Sign outside the entrance to the Shell Covent Refinery in Covent, Louisiana. Wikimedia
The expected closure of a Shell Oil refinery in Convent, Louisiana could have disastrous impacts on local school systems because of local governments’ reliance on fossil fuels for tax revenue, The Advocate reported.
Public schools in St. James Parish could face a budget shortfall of nearly $14 million over the next year and a half, forcing teachers and other employees to lose their jobs and making class sizes bigger. The tax revenue losses are expected to come not just from the refinery itself but from reduced sales and other taxes driven by the refinery’s outsized impact on the local economy. Local advocates blamed the feared school cuts were “totally avoidable” and blamed the state government for “giv[ing] away hundreds of millions that Shell would’ve otherwise been paying in taxes.”
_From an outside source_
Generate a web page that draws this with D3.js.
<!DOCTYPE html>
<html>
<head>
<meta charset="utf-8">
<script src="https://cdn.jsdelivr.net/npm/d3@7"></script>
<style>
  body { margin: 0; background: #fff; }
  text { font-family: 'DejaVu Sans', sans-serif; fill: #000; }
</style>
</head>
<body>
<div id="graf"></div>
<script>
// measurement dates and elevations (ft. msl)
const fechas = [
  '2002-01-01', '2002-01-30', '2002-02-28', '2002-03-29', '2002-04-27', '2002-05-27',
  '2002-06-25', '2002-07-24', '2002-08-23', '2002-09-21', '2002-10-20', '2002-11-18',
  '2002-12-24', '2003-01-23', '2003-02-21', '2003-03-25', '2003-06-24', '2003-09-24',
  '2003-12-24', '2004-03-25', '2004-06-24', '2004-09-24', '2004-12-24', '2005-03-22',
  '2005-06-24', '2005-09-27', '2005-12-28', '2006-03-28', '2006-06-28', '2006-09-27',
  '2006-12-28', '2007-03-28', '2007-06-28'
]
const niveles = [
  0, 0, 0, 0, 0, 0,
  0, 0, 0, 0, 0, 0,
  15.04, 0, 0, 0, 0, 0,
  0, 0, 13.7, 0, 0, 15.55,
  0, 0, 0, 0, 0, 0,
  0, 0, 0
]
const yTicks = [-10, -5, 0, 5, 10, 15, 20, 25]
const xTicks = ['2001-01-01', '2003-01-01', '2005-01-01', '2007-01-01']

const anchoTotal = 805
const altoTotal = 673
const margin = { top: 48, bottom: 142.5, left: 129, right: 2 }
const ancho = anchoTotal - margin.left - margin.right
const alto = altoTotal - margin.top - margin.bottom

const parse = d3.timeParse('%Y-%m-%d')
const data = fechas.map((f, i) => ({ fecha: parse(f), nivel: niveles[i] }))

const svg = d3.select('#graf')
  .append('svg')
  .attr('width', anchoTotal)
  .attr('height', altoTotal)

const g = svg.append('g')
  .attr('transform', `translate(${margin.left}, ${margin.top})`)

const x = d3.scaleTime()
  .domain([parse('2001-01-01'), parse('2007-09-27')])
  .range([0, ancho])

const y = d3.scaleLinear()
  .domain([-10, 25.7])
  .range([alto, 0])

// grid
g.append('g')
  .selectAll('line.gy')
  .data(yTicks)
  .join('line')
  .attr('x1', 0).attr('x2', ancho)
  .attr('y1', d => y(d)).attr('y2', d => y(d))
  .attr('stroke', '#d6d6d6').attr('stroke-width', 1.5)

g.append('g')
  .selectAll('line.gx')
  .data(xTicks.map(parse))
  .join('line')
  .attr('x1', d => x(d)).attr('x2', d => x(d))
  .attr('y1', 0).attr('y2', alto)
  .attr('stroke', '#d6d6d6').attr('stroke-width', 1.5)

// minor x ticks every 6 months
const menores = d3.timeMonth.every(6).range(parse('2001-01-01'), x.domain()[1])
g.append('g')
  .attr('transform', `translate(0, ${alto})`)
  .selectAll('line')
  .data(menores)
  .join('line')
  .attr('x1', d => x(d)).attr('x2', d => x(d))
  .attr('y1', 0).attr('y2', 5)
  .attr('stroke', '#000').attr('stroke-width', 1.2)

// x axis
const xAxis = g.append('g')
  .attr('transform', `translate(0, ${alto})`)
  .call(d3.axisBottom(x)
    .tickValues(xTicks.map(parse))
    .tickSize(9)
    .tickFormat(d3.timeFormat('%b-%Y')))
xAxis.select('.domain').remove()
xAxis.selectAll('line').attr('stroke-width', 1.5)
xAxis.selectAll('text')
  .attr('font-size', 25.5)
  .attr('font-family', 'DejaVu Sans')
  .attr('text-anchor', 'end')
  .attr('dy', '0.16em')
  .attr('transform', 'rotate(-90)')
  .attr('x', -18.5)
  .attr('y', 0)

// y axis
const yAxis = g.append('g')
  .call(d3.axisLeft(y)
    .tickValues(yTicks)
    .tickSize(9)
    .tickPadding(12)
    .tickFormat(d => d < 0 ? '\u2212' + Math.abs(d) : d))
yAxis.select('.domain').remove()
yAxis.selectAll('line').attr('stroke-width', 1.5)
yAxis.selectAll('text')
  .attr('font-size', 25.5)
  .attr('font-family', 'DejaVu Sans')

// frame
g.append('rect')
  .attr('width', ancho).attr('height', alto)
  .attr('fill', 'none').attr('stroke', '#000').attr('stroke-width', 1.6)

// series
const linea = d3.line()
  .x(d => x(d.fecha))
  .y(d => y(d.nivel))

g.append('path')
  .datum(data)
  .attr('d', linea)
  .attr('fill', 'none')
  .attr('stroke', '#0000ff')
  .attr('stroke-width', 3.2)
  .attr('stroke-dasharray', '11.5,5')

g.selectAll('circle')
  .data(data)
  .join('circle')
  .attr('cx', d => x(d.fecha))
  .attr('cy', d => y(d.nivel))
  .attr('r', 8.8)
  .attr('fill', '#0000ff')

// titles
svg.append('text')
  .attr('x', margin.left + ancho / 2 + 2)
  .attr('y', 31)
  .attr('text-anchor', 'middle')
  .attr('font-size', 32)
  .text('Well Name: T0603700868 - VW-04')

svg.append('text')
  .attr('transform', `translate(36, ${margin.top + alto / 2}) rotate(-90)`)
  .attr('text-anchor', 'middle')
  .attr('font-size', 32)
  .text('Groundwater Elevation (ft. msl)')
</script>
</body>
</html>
This was totally avoidable. The state did not have to give away hundreds of millions that Shell would've otherwise been paying in taxes, and if business other than toxic industry got the same level of support from the state, St. James Parish would prosper. https://t.co/CBKILiG9sx
— Louisiana Bucket Brigade (@labucketbrigade) November 11, 2020
Louisiana is not alone in facing education cuts because of its reliance on fossil fuel revenue; earlier this year Wyoming faced revenue shortfalls equal to approximately the state’s entire education budget because of falling demand for oil and gas.